ABSTRACT

Introduction On October 3, 2005 Germany celebrated the fifteenth anniversary of the nation’s reunification. The festivities took place in Potsdam, where Berlin’s trance starDJ Paul van Dyk and singer Peter Heppner were the very first popular music artists invited to perform their song ‘Wir sind Wir – Ein Deutschlandlied’ (We Are We or We Are Who We Are) during the official ceremony. The version performed in the context of the official ceremonial act was a classical interpretation in collaboration with the Deutsche Filmorchester Babelsberg, which eventually granted the song an additional aura of authenticity and state approved high culture.

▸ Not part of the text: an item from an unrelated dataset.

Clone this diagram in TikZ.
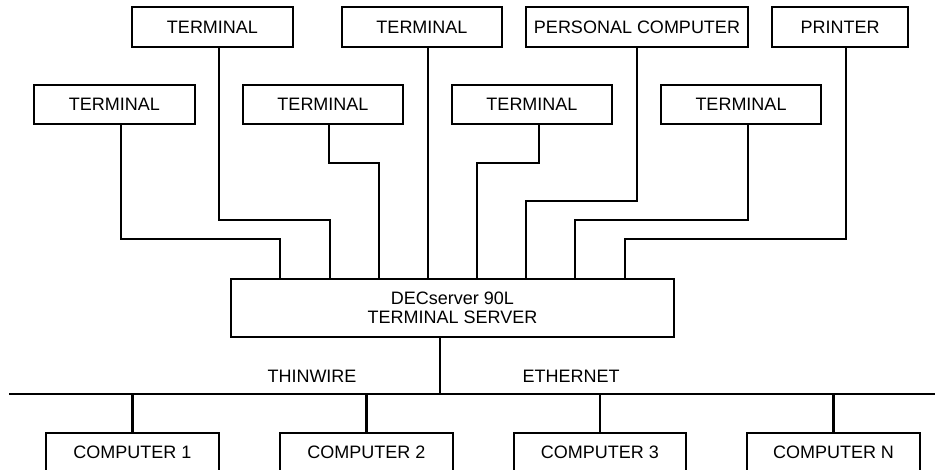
\documentclass[tikz,border=0pt]{standalone}
\usepackage{fontspec}
\setmainfont{Liberation Sans}
\begin{document}
\begin{tikzpicture}[x=1pt,y=-1pt,
  box/.style={draw,line width=1.2pt,inner sep=0pt,font=\fontsize{18}{19}\selectfont,align=center},
  wire/.style={line width=1.2pt},
  bus/.style={line width=2.6pt}]
\useasboundingbox (0,0) rectangle (935,470);
% top row
\node[box,minimum width=161,minimum height=40] (ta) at (212.5,27) {TERMINAL};
\node[box,minimum width=160,minimum height=40] (tb) at (422,27) {TERMINAL};
\node[box,minimum width=222,minimum height=40] (pc) at (637,27) {PERSONAL COMPUTER};
\node[box,minimum width=136,minimum height=40] (pr) at (840,27) {PRINTER};
% second row
\node[box,minimum width=161,minimum height=39] (r1) at (114.5,104.5) {TERMINAL};
\node[box,minimum width=160,minimum height=39] (r2) at (323,104.5) {TERMINAL};
\node[box,minimum width=160,minimum height=39] (r3) at (532,104.5) {TERMINAL};
\node[box,minimum width=160,minimum height=39] (r4) at (741,104.5) {TERMINAL};
% server
\node[box,minimum width=443,minimum height=58] (srv) at (452.5,308) {DECserver 90L\\TERMINAL SERVER};
% computers
\node[box,minimum width=173,minimum height=38] (c1) at (132.5,452) {COMPUTER 1};
\node[box,minimum width=173,minimum height=38] (c2) at (366.5,452) {COMPUTER 2};
\node[box,minimum width=172,minimum height=38] (c3) at (600,452) {COMPUTER 3};
\node[box,minimum width=173,minimum height=38] (cn) at (833.5,452) {COMPUTER N};
% connectors to server
\draw[wire] (r1.south -| 121,0) -- (121,239) -- (280,239) -- (srv.north -| 280,0);
\draw[wire] (ta.south -| 219,0) -- (219,220) -- (330,220) -- (srv.north -| 330,0);
\draw[wire] (r2.south -| 329,0) -- (329,163) -- (379,163) -- (srv.north -| 379,0);
\draw[wire] (tb.south -| 428,0) -- (srv.north -| 428,0);
\draw[wire] (r3.south -| 539,0) -- (539,163) -- (477,163) -- (srv.north -| 477,0);
\draw[wire] (pc.south -| 637,0) -- (637,201) -- (526,201) -- (srv.north -| 526,0);
\draw[wire] (r4.south -| 748,0) -- (748,220) -- (575,220) -- (srv.north -| 575,0);
\draw[wire] (pr.south -| 846,0) -- (846,239) -- (625,239) -- (srv.north -| 625,0);
% bus
\coordinate (busL) at (9,394);
\coordinate (busR) at (940,394);
\draw[bus] (busL) -- (busR);
\draw[bus] (srv.south -| 440,0) -- (busL -| 440,0);
\draw[bus] (busL -| c1.north) -- (c1.north);
\draw[bus] (busL -| c2.north) -- (c2.north);
\draw[bus] (busL -| c3.north) -- (c3.north);
\draw[bus] (busL -| cn.north) -- (cn.north);
% labels
\node[font=\fontsize{18}{19}\selectfont] (thin) at (312,376) {THINWIRE};
\node[font=\fontsize{18}{19}\selectfont] (eth) at (571,376) {ETHERNET};
\end{tikzpicture}
\end{document}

The original version of the song, which was released a year prior to the performance, is a trance-pop celebration of ‘Germanness’ with a particular focus on post-war national achievements. The official video as well as the lyrics tell a (selective) history of the German people, which made the song widely successful but also controversial. In this chapter I underscore how ‘Wir sind Wir’ (re-)narrates ‘Germanness’ as an attempt to fix national identity and assert national pride based upon the performance of a collective past. By briefly tracing the generic ‘routes’ (as opposed to ‘roots’, cf. Gilroy, 1993) of this sonic national narrative as a trance-anthem, and by analysing its sonic, visual, and textual articulation, I aim to unravel the underlying notion of a unitary ‘Germanness’ as opposed to the excluded ‘Other’ of the nation’s traumatic history. Through a close hermeneutic reading of this video, I argue the inherent impossibility of overcoming the ‘forgotten’ past even in the most celebratory accounts of the nation as this officially sanctioned audiovisually mediated performative act.